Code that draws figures
-- Begin --
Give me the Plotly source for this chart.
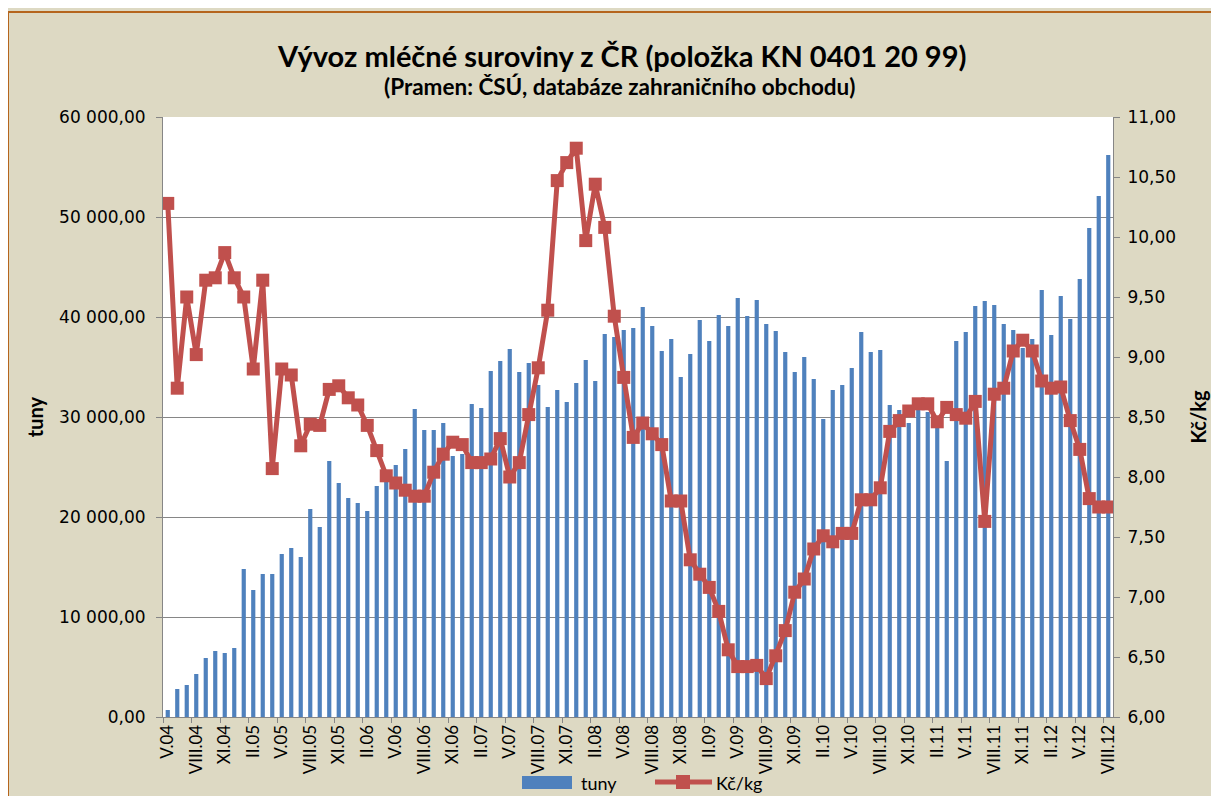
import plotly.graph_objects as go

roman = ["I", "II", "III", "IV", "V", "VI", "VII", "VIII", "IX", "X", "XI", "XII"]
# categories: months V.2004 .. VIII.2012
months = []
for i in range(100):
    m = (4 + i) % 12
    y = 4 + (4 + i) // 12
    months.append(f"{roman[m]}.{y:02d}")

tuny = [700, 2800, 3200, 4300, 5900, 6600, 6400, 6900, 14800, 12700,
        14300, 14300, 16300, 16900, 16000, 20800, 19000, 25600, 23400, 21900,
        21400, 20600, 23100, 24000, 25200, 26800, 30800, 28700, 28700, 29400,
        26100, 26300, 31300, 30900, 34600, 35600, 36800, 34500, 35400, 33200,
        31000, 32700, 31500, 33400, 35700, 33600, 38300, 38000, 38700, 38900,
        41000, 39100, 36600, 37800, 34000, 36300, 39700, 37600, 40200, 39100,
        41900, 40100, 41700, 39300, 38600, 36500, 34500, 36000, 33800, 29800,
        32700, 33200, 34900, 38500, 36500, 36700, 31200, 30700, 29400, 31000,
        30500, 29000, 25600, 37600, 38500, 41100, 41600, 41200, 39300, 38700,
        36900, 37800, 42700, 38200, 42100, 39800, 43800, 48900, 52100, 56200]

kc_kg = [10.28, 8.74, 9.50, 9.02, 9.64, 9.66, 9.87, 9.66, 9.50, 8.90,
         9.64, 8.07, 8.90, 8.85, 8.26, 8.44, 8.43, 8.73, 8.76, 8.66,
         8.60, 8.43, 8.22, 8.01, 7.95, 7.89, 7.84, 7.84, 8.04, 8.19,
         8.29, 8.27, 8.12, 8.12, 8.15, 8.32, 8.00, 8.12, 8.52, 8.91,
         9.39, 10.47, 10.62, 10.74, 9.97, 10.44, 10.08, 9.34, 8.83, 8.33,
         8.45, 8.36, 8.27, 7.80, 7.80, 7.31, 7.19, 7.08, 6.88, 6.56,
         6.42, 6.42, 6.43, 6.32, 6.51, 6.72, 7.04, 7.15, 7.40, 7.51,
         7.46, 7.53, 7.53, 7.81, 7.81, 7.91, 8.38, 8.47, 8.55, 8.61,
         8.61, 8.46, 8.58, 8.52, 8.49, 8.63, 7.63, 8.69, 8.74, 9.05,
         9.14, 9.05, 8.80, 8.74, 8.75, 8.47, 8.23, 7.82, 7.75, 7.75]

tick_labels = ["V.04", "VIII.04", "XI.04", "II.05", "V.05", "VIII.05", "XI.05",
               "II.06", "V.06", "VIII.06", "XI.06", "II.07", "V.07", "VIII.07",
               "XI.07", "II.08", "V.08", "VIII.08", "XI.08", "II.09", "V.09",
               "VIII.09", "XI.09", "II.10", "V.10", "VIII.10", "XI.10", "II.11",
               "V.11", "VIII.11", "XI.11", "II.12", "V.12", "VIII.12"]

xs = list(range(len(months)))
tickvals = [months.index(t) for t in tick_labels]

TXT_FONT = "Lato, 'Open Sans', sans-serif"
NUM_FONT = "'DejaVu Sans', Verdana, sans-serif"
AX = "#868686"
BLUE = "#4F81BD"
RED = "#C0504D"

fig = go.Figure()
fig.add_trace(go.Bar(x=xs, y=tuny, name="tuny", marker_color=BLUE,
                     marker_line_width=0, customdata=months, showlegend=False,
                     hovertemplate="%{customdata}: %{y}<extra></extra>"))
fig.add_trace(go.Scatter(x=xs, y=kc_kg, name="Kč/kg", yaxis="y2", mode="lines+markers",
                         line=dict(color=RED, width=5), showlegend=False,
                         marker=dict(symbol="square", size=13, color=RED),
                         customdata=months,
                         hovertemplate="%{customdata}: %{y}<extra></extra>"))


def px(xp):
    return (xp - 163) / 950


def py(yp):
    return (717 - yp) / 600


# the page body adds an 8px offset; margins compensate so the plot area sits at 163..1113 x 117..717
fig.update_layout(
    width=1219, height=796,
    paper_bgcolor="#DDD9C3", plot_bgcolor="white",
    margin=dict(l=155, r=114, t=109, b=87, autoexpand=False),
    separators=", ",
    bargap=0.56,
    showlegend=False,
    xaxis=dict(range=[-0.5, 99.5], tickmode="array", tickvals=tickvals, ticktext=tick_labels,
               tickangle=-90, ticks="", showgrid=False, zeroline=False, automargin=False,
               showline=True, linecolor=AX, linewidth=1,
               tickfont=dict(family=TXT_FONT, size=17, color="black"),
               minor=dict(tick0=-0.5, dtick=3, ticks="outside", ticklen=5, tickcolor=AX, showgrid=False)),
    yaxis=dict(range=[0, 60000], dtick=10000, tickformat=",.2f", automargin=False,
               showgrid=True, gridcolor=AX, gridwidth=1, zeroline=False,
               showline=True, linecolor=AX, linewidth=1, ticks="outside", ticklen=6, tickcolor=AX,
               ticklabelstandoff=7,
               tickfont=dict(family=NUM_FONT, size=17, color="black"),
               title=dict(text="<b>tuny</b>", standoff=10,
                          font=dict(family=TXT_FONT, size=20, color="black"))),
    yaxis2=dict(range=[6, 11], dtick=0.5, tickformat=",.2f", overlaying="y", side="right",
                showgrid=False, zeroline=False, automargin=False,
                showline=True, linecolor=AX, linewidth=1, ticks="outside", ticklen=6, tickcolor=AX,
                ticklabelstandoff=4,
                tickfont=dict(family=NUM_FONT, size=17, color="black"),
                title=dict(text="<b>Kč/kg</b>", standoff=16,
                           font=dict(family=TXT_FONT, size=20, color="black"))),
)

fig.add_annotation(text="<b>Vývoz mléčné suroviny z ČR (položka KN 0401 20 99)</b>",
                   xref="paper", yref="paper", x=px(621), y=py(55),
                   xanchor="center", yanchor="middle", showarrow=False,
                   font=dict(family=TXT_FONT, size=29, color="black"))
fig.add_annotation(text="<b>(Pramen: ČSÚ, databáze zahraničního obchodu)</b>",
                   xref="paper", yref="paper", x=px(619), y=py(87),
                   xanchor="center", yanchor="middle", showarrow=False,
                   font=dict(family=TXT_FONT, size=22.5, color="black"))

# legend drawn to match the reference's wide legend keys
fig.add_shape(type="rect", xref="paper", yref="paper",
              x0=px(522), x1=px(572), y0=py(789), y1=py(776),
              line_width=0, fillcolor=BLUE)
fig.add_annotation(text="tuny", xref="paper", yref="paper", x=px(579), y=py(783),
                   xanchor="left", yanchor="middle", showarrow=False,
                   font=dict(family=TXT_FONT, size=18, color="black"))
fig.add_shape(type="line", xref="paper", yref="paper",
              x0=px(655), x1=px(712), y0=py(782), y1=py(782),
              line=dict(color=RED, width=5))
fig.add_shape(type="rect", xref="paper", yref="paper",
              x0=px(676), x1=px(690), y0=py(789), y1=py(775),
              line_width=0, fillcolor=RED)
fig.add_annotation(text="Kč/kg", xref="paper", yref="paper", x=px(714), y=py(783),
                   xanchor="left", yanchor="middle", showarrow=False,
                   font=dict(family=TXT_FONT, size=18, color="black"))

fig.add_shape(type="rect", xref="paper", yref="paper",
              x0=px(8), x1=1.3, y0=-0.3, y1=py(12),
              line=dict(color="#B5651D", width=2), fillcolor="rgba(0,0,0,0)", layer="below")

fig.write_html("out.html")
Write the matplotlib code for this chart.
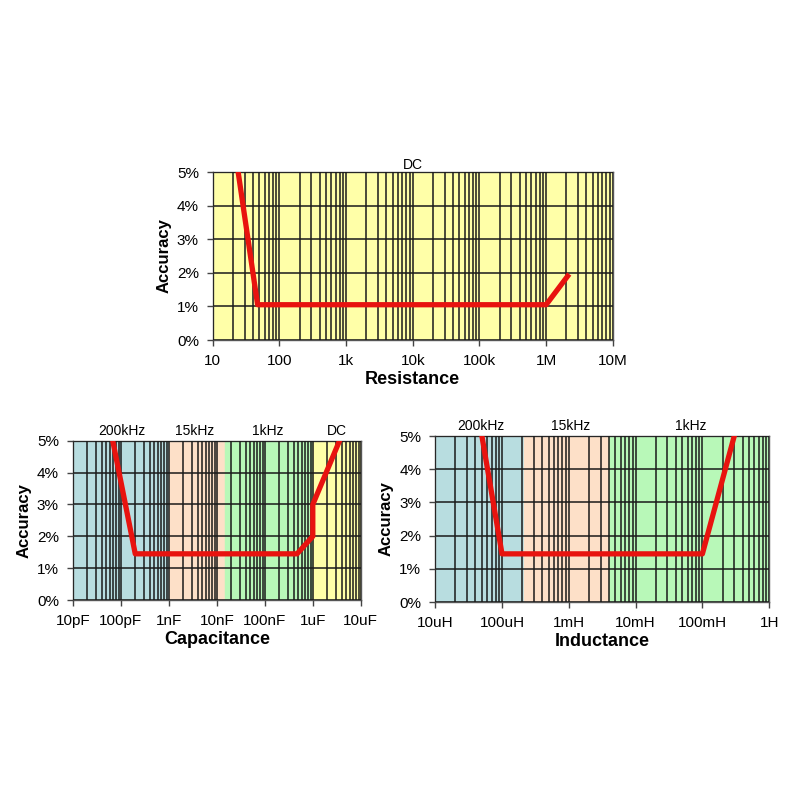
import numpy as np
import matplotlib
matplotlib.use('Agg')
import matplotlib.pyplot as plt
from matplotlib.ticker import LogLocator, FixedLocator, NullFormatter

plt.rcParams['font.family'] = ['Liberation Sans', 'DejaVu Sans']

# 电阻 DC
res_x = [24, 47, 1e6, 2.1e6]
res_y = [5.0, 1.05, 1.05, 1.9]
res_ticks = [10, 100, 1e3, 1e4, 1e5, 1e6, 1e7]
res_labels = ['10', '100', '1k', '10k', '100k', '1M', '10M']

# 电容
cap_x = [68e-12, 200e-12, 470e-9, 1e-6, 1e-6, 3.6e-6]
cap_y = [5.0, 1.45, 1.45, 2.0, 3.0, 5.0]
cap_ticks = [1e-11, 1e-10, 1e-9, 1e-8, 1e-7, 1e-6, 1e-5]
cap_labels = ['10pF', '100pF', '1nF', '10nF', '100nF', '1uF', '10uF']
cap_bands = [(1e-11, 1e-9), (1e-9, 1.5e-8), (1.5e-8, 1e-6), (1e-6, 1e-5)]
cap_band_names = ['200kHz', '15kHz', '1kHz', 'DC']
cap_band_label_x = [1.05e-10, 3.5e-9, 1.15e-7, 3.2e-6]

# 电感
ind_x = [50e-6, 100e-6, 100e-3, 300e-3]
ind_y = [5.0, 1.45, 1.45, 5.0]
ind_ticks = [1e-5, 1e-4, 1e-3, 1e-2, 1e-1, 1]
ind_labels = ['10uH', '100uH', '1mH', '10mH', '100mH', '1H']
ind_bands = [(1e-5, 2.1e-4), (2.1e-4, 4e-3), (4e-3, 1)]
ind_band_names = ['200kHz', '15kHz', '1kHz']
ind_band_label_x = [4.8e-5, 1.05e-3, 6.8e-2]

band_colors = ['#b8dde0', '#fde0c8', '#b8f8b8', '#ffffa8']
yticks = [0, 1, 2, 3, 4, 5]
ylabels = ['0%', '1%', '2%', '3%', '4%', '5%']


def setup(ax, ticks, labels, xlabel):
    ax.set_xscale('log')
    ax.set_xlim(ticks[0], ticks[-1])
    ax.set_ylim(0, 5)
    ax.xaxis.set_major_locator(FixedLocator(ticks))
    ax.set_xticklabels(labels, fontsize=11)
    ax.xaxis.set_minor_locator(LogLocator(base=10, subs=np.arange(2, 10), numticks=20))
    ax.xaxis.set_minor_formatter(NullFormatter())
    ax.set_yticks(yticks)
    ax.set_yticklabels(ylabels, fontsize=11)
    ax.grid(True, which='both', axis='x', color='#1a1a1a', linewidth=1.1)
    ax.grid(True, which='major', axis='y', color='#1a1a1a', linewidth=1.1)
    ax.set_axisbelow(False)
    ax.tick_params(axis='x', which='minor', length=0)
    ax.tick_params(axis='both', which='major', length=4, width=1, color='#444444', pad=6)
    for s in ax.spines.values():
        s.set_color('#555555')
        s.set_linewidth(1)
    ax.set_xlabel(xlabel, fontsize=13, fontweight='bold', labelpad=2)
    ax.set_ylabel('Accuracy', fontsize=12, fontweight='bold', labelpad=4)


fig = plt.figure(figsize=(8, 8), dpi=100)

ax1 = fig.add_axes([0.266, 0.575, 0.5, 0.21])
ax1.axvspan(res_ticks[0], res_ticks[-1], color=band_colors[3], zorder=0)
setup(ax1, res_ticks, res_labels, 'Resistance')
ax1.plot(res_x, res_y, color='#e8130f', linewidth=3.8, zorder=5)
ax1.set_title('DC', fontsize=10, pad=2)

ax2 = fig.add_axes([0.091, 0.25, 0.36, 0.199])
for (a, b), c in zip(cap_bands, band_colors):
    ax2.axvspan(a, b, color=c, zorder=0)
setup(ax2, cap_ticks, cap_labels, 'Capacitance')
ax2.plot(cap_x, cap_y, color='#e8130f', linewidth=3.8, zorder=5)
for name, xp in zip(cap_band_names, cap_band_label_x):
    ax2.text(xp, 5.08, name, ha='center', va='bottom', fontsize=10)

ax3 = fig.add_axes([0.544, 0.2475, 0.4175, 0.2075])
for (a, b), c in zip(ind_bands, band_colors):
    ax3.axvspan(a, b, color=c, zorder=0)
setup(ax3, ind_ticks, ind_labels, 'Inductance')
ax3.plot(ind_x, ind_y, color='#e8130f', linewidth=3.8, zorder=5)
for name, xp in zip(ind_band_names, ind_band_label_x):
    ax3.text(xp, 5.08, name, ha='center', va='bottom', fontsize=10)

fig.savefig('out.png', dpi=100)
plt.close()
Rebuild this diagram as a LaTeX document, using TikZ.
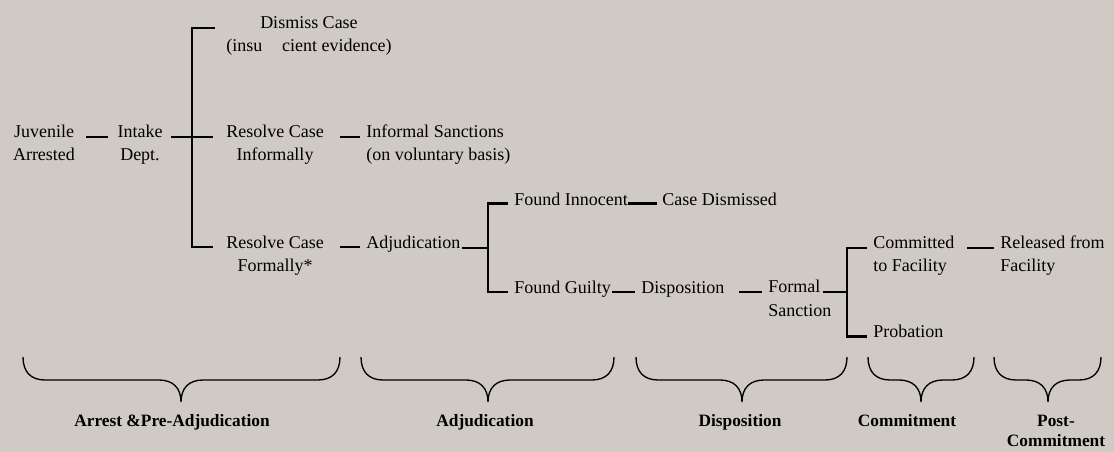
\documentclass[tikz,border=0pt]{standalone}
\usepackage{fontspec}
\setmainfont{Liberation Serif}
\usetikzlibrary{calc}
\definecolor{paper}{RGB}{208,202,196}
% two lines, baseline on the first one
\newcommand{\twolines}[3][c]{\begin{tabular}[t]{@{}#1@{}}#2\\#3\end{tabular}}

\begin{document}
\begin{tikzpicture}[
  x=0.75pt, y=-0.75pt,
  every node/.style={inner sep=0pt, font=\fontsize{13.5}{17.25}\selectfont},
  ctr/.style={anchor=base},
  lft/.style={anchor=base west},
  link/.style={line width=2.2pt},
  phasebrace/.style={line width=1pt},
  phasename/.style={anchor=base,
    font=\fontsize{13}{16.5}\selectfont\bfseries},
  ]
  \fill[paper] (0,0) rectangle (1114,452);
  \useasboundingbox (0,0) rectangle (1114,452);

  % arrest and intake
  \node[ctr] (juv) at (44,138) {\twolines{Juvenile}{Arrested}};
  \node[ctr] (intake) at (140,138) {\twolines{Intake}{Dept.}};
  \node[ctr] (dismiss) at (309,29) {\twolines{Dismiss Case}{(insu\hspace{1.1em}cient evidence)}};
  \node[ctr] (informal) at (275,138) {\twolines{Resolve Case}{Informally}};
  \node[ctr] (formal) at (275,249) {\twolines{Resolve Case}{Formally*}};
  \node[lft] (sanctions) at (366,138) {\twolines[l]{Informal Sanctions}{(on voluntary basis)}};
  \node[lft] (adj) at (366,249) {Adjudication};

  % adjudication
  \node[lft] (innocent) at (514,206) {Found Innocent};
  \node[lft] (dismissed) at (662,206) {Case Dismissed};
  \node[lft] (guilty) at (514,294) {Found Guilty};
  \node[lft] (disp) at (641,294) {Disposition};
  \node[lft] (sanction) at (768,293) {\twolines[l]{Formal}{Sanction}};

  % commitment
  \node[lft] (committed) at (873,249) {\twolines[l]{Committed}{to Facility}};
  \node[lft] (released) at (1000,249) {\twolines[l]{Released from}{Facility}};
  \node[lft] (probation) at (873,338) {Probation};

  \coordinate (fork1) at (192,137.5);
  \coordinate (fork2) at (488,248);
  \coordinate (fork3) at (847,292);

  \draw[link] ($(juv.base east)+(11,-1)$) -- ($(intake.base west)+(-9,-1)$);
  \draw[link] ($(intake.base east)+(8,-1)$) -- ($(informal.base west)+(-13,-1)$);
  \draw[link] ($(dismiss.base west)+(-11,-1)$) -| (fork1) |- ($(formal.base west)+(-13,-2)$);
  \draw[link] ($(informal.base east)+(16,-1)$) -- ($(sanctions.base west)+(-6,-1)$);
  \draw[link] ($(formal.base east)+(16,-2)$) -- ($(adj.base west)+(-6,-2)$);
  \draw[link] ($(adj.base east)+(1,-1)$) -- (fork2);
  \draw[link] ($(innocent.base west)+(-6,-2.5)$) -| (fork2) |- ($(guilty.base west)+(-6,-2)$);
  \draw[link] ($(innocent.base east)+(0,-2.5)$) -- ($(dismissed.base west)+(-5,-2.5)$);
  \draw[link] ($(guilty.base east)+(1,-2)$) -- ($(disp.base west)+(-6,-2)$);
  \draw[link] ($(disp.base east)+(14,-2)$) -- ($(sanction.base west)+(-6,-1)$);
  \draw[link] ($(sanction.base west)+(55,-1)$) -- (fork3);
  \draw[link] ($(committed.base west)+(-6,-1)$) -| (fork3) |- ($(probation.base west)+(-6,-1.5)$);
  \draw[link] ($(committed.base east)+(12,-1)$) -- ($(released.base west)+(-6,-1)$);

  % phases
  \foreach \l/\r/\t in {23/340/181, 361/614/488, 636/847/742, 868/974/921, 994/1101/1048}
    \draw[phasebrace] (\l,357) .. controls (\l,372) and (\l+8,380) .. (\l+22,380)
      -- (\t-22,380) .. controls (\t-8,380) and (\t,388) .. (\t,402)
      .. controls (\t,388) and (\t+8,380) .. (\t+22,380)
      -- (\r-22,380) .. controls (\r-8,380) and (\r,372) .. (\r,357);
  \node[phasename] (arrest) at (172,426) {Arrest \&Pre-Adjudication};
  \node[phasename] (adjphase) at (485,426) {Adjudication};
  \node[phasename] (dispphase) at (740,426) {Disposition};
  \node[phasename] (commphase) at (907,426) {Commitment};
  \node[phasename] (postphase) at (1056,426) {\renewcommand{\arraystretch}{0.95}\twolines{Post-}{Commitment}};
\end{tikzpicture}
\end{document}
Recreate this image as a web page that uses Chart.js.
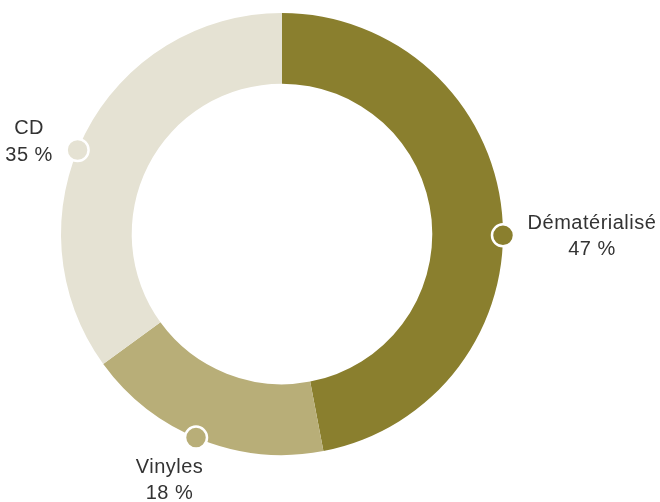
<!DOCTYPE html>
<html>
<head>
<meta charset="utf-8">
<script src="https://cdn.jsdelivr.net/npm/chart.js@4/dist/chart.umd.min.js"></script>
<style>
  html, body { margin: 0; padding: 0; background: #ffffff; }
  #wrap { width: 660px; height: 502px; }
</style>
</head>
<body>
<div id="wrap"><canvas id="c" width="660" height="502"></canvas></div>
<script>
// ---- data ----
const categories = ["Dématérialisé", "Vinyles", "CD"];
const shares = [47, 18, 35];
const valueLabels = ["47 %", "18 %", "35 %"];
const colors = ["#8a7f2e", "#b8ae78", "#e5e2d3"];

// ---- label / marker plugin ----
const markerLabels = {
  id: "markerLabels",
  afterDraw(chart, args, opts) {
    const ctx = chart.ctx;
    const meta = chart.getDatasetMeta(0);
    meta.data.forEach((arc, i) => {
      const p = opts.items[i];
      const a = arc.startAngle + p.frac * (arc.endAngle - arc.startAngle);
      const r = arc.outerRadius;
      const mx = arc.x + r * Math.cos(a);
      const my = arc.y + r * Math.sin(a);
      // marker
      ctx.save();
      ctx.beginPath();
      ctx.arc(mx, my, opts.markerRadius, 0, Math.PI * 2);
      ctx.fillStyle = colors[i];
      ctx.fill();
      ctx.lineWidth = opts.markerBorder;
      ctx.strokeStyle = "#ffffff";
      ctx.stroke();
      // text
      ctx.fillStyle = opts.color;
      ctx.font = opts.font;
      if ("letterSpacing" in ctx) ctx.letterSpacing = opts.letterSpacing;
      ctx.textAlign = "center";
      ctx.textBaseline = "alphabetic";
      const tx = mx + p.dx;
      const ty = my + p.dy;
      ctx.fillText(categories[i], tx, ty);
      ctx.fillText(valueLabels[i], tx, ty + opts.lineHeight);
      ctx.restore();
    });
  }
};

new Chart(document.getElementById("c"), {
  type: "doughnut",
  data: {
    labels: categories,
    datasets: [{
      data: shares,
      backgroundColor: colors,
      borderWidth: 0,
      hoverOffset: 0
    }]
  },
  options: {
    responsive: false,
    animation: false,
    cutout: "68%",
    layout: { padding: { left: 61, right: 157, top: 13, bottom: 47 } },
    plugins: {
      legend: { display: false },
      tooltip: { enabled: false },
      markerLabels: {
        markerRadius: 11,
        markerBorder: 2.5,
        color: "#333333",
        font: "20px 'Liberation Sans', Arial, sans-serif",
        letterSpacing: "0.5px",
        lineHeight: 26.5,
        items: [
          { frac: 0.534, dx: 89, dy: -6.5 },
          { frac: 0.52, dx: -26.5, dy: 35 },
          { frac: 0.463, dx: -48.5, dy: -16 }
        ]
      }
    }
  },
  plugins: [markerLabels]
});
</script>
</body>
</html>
-- End --
__EXERCISE DESCRIPTION__. Only the lines from the start of the entries above to the line containing "9.14, 9.05, 8.80, 8.74, 8.75, 8.47, 8.23, 7.82, 7.75, 7.75]" are to be given again, exactly and with both ends included; pictures are excluded.

__PROBLEM SOLUTION__.
Give me the Plotly source for this chart.
import plotly.graph_objects as go

roman = ["I", "II", "III", "IV", "V", "VI", "VII", "VIII", "IX", "X", "XI", "XII"]
# categories: months V.2004 .. VIII.2012
months = []
for i in range(100):
    m = (4 + i) % 12
    y = 4 + (4 + i) // 12
    months.append(f"{roman[m]}.{y:02d}")

tuny = [700, 2800, 3200, 4300, 5900, 6600, 6400, 6900, 14800, 12700,
        14300, 14300, 16300, 16900, 16000, 20800, 19000, 25600, 23400, 21900,
        21400, 20600, 23100, 24000, 25200, 26800, 30800, 28700, 28700, 29400,
        26100, 26300, 31300, 30900, 34600, 35600, 36800, 34500, 35400, 33200,
        31000, 32700, 31500, 33400, 35700, 33600, 38300, 38000, 38700, 38900,
        41000, 39100, 36600, 37800, 34000, 36300, 39700, 37600, 40200, 39100,
        41900, 40100, 41700, 39300, 38600, 36500, 34500, 36000, 33800, 29800,
        32700, 33200, 34900, 38500, 36500, 36700, 31200, 30700, 29400, 31000,
        30500, 29000, 25600, 37600, 38500, 41100, 41600, 41200, 39300, 38700,
        36900, 37800, 42700, 38200, 42100, 39800, 43800, 48900, 52100, 56200]

kc_kg = [10.28, 8.74, 9.50, 9.02, 9.64, 9.66, 9.87, 9.66, 9.50, 8.90,
         9.64, 8.07, 8.90, 8.85, 8.26, 8.44, 8.43, 8.73, 8.76, 8.66,
         8.60, 8.43, 8.22, 8.01, 7.95, 7.89, 7.84, 7.84, 8.04, 8.19,
         8.29, 8.27, 8.12, 8.12, 8.15, 8.32, 8.00, 8.12, 8.52, 8.91,
         9.39, 10.47, 10.62, 10.74, 9.97, 10.44, 10.08, 9.34, 8.83, 8.33,
         8.45, 8.36, 8.27, 7.80, 7.80, 7.31, 7.19, 7.08, 6.88, 6.56,
         6.42, 6.42, 6.43, 6.32, 6.51, 6.72, 7.04, 7.15, 7.40, 7.51,
         7.46, 7.53, 7.53, 7.81, 7.81, 7.91, 8.38, 8.47, 8.55, 8.61,
         8.61, 8.46, 8.58, 8.52, 8.49, 8.63, 7.63, 8.69, 8.74, 9.05,
         9.14, 9.05, 8.80, 8.74, 8.75, 8.47, 8.23, 7.82, 7.75, 7.75]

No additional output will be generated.